Taking the issue to court 

In the beneficial ownership debate, Denmark’s court system has taken centre stage. In January, a ruling from the Danish Tax Tribunal considering the concept of beneficial ownership was published. That ruling is the third from the tax tribunal regarding beneficial ownership rules, which initially were issued last year.

“There is a very aggressive stand on beneficial ownership in Denmark,” says Anders Oreby Hansen of Taxand Denmark. “There are a number of court cases running, and it will be a fierce battle for the next six to eight years.”
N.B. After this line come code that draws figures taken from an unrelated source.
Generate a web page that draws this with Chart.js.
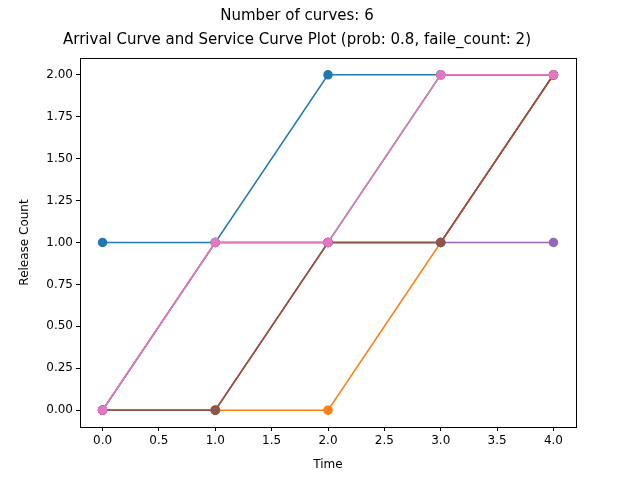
<!DOCTYPE html>
<html>
<head>
<script src="https://cdn.jsdelivr.net/npm/chart.js@4"></script>
<style>body{margin:0;background:#fff}</style>
</head>
<body>
<canvas id="c" width="640" height="480"></canvas>
<script>
const times = [0, 1, 2, 3, 4];
const seriesBlue = [1, 1, 2, 2, 2];
const seriesOrange = [0, 0, 0, 1, 2];
const seriesGreen = [0, 1, 1, 2, 2];
const seriesRed = [0, 0, 1, 1, 2];
const seriesPurple = [0, 1, 1, 1, 1];
const seriesBrown = [0, 0, 1, 1, 2];
const seriesPink = [0, 1, 1, 2, 2];
const xTicks = [0, 0.5, 1, 1.5, 2, 2.5, 3, 3.5, 4];
const yTicks = [0, 0.25, 0.5, 0.75, 1, 1.25, 1.5, 1.75, 2];

const all = [
  [seriesBlue, '#1f77b4'], [seriesOrange, '#ff7f0e'], [seriesGreen, '#2ca02c'],
  [seriesRed, '#d62728'], [seriesPurple, '#9467bd'], [seriesBrown, '#8c564b'],
  [seriesPink, '#e377c2']
];

// later series drawn on top, like matplotlib
const datasets = all.map(([vals, col], i) => ({
  data: times.map((t, k) => ({ x: t, y: vals[k] })),
  borderColor: col, backgroundColor: col,
  borderWidth: 1.5, pointRadius: 4, pointHoverRadius: 4,
  order: all.length - i
}));

const frame = {
  id: 'frame',
  afterDraw(chart) {
    const a = chart.chartArea, ctx = chart.ctx;
    ctx.save();
    ctx.strokeStyle = '#000';
    ctx.lineWidth = 1;
    ctx.strokeRect(a.left + 0.5, a.top + 0.5, a.right - a.left, a.bottom - a.top);
    ctx.restore();
  }
};

const tickFont = { family: 'DejaVu Sans', size: 12 };

new Chart(document.getElementById('c'), {
  type: 'line',
  data: { datasets },
  plugins: [frame],
  options: {
    responsive: false,
    animation: false,
    layout: { padding: { left: 18, right: 64, top: 0, bottom: 8 } },
    plugins: {
      legend: { display: false },
      tooltip: { enabled: false },
      title: {
        display: true,
        text: ['Number of curves: 6', 'Arrival Curve and Service Curve Plot (prob: 0.8, faile_count: 2)'],
        color: '#000',
        font: { family: 'DejaVu Sans', size: 15, weight: 'normal', lineHeight: 1.6 },
        padding: { top: 4, bottom: 6 }
      }
    },
    scales: {
      x: {
        type: 'linear', min: -0.2, max: 4.2,
        afterBuildTicks: s => { s.ticks = xTicks.map(v => ({ value: v })); },
        afterFit: s => { s.height = 45; },
        ticks: { color: '#000', font: tickFont, maxRotation: 0, callback: v => v.toFixed(1) },
        grid: { drawOnChartArea: false, color: '#000', tickLength: 4 },
        border: { color: '#000' },
        title: { display: true, text: 'Time', color: '#000', font: tickFont, padding: 0 }
      },
      y: {
        min: -0.1, max: 2.1,
        afterBuildTicks: s => { s.ticks = yTicks.map(v => ({ value: v })); },
        afterFit: s => { s.width = 62; },
        ticks: { color: '#000', font: tickFont, callback: v => v.toFixed(2) },
        grid: { drawOnChartArea: false, color: '#000', tickLength: 4 },
        border: { color: '#000' },
        title: { display: true, text: 'Release Count', color: '#000', font: tickFont, padding: 0 }
      }
    }
  }
});
</script>
</body>
</html>
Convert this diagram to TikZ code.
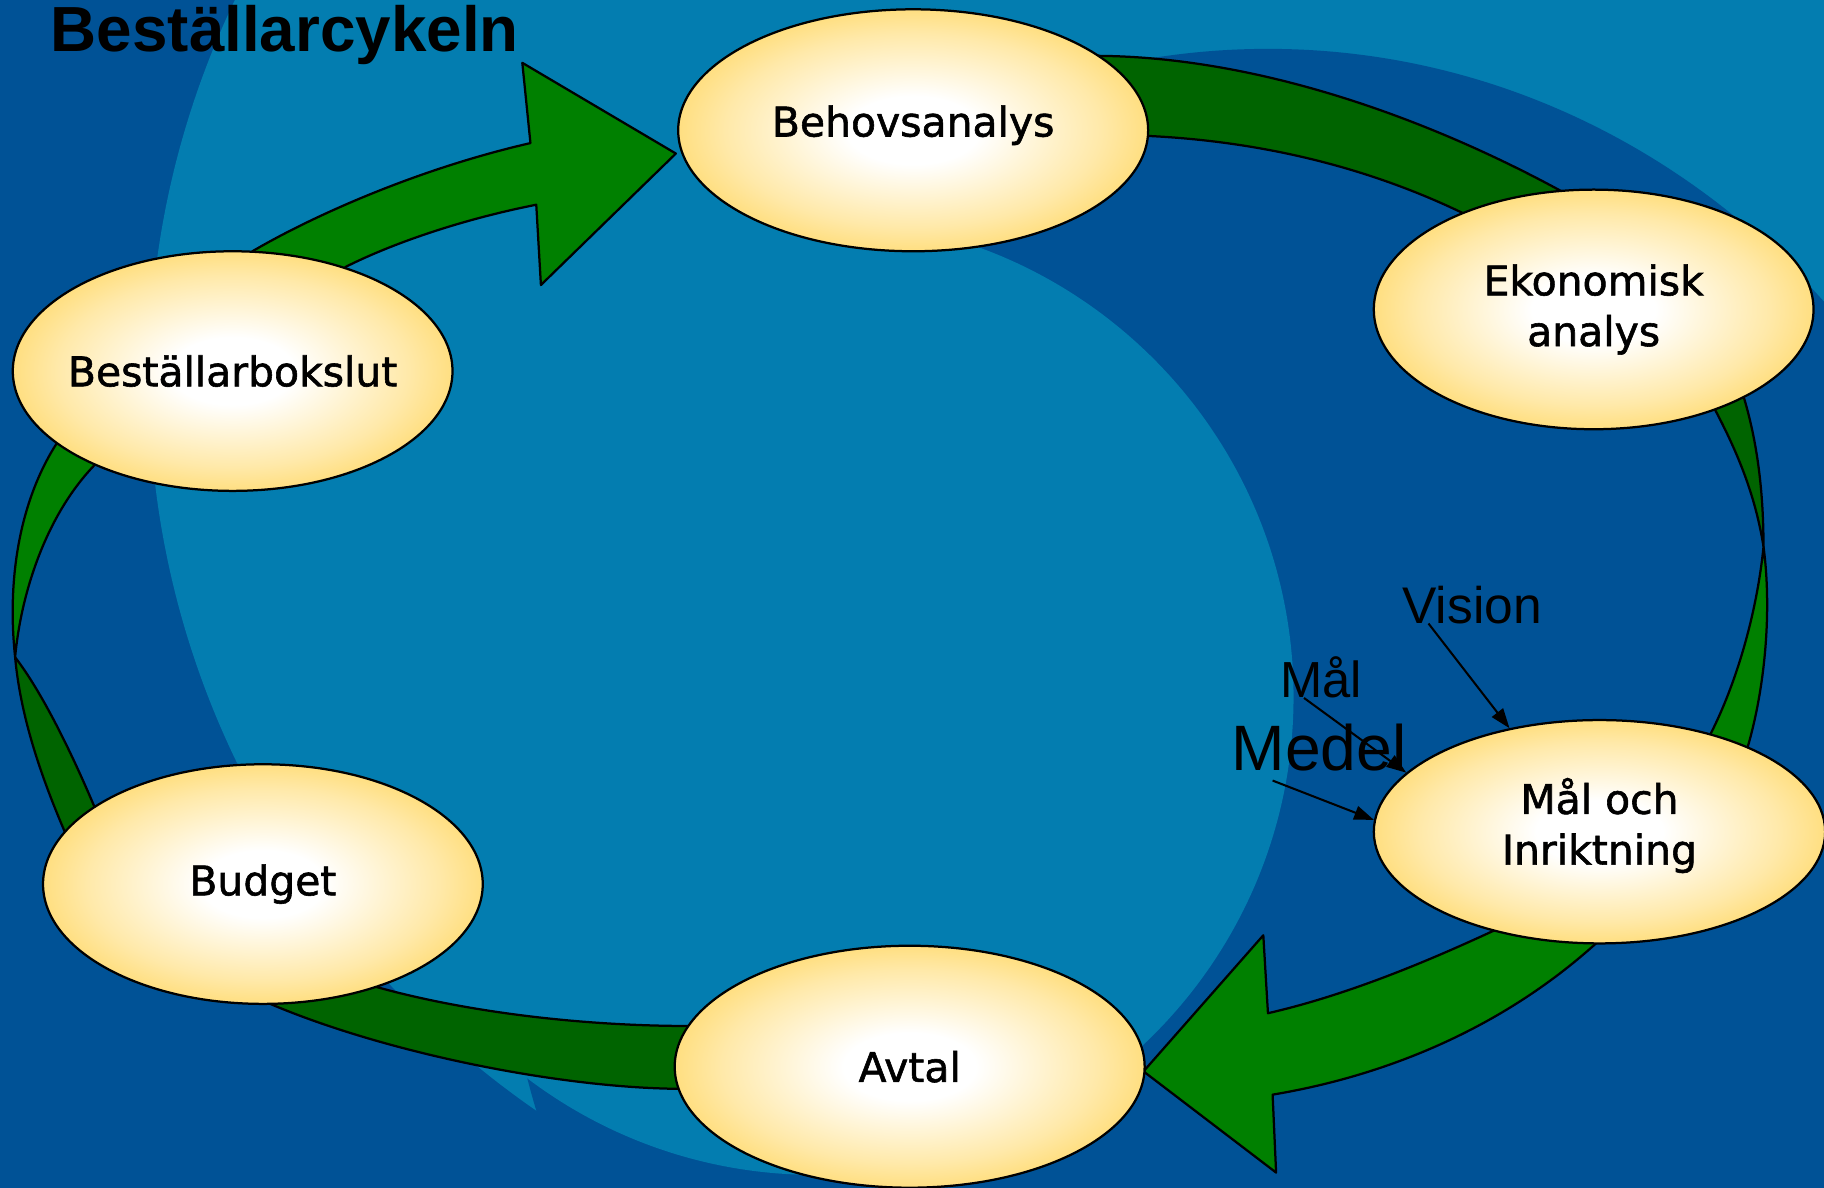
\documentclass[tikz,border=0pt]{standalone}
\usepackage{fontspec}
\usepackage{xcolor}
\usepackage{tikz}
\usetikzlibrary{shapes.geometric,arrows.meta,calc}
\setmainfont{DejaVu Sans}
\newfontfamily\fasfont[BoldFont={DejaVu Sans},BoldFeatures={FakeBold=1.4}]{DejaVu Sans}
\newfontfamily\arialfont{Liberation Sans}
\definecolor{morkbla}{HTML}{005296}
\definecolor{ljusbla}{HTML}{037DB0}
\definecolor{gron}{HTML}{008000}
\definecolor{morkgron}{HTML}{006400}
\definecolor{guld}{HTML}{FFC828}
\pgfdeclareradialshading{guldglans}{\pgfpoint{0bp}{0bp}}{%
  color(0bp)=(white); color(7bp)=(white); color(20bp)=(guld!40!white);
  color(32bp)=(guld!85!white); color(41bp)=(guld); color(50bp)=(guld)}

\begin{document}
\begin{tikzpicture}[
  x=0.1mm, y=-0.1mm,
  fas/.style={ellipse,draw=black,line width=0.55pt,shading=guldglans,
              inner xsep=-2mm,inner ysep=0pt,align=center,
              font=\fasfont\bfseries\fontsize{10}{12.4}\selectfont},
  stor/.style={minimum width=40.4mm,minimum height=20.8mm},
  liten/.style={minimum width=37.8mm,minimum height=20.6mm},
  etikett/.style={anchor=base west,inner sep=0pt,
              font=\arialfont\fontsize{12.4}{14}\selectfont},
  band/.style={draw=black,line width=0.55pt,line join=round},
  pil/.style={-{Triangle[length=1.7mm,width=1.2mm]},line width=0.5pt,black}
]
\path[use as bounding box] (0,0) rectangle (1568,1021);
\clip (0,0) rectangle (1568,1021);

% BACKGROUND
\fill[morkbla] (0,0) rectangle (1568,1021);
\fill[ljusbla] (916,326) ellipse (78.8mm and 77mm);
\fill[morkbla] (1090,742) ellipse (66mm and 70mm);
\fill[ljusbla] (701,599) circle (41.1mm);

% CONNECTORS
% Beställarbokslut -> Behovsanalys
\filldraw[band,fill=gron] (250,262) -- (217,216)
  .. controls (270,185) and (360,145) .. (456,123) -- (449,54) -- (581,132)
  -- (465,245) -- (461,176) .. controls (400,188) and (340,208) .. (298,229) -- cycle;
% Behovsanalys -> Ekonomisk analys
\filldraw[band,fill=morkgron] (930,80) -- (940,48)
  .. controls (1090,48) and (1250,110) .. (1370,180) -- (1290,200)
  .. controls (1200,150) and (1090,118) .. (960,116) -- cycle;
% Ekonomisk analys -> Mål och Inriktning
\filldraw[band,fill=morkgron] (1465,335) .. controls (1490,380) and (1508,420) .. (1516,470)
  .. controls (1516,420) and (1510,375) .. (1497,335) -- cycle;
\filldraw[band,fill=gron] (1516,470) .. controls (1524,530) and (1516,600) .. (1500,650)
  -- (1460,650) .. controls (1490,600) and (1510,530) .. (1516,470) -- cycle;
% Mål och Inriktning -> Avtal
\filldraw[band,fill=gron] (1330,780) -- (1282,801)
  .. controls (1230,825) and (1160,855) .. (1090,871) -- (1086,804) -- (983,921)
  -- (1097,1008) -- (1094,941) .. controls (1190,925) and (1290,885) .. (1372,811) -- cycle;
% Avtal -> Budget
\filldraw[band,fill=morkgron] (600,910) -- (583,936)
  .. controls (480,935) and (330,905) .. (230,862) -- (300,840) -- (322,848)
  .. controls (400,870) and (500,882) .. (593,882) -- cycle;
% Budget -> Beställarbokslut
\filldraw[band,fill=gron] (55,372) .. controls (20,420) and (5,490) .. (13,565)
  .. controls (18,510) and (40,440) .. (85,396) -- cycle;
\filldraw[band,fill=morkgron] (13,565) .. controls (18,620) and (38,675) .. (60,725)
  -- (90,715) .. controls (70,665) and (40,600) .. (13,565) -- cycle;

% CYCLE STEPS
\node[fas,stor,text depth=1.6mm] (beh) at (785,112) {Behovsanalys};
\node[fas,liten] (eko) at (1370,266) {Ekonomisk\\analys};
\node[fas,minimum width=38.8mm,minimum height=19.2mm,text depth=1.8mm] (mal) at (1375,715) {Mål och\\Inriktning};
\node[fas,stor]  (avt) at (782,917)  {Avtal};
\node[fas,liten] (bud) at (226,760)  {Budget};
\node[fas,liten] (bok) at (200,319)  {Beställarbokslut};

% LABELS
\node[etikett,font=\arialfont\bfseries\fontsize{15.6}{18}\selectfont] (rubrik) at (43,44) {Beställarcykeln};
\node[etikett,font=\arialfont\fontsize{12.6}{14}\selectfont] (vision) at (1205,536) {Vision};
\node[etikett] (malord) at (1100,600) {Mål};
\node[etikett,font=\arialfont\fontsize{15.7}{17}\selectfont] (medel) at (1058,662) {Medel};

\draw[pil] ([xshift=2.3mm]vision.base west) -- (mal.131);
\draw[pil] ([xshift=2.1mm]malord.base west) -- (mal.163);
\draw[pil] ([xshift=3.6mm,yshift=-0.9mm]medel.base west) -- (mal.177);
\end{tikzpicture}
\end{document}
A recent tax case in Denmark considered the meaning of beneficial ownership of interest and dividends paid by Danish companies to Swedish holding companies, which then paid the interest to a Jersey holding company.

 

There is a very aggressive stand on beneficial ownership in Denmark 

Anders Oreby Hansen 

Danish tax law levies withholding tax on interest at a rate of 25 percent to payments made to non-resident holding companies unless the taxpayer can benefit from a reduced rate under a tax treaty, the EU parent subsidiary or the interest and royalty directives.

 

To benefit from the tax treaty, the taxpayer generally must be the beneficial owner of the interest income. “Clients are concerned about investing in Denmark,” says Hansen. “They are worried about being caught in the crosshairs.”

In the meantime, many will be keen to gauge the reaction of the large global firms, for which these tax rulings are intended. Whether their interest levels in certain markets will remain the same in the face of such uncertainty remains to be seen.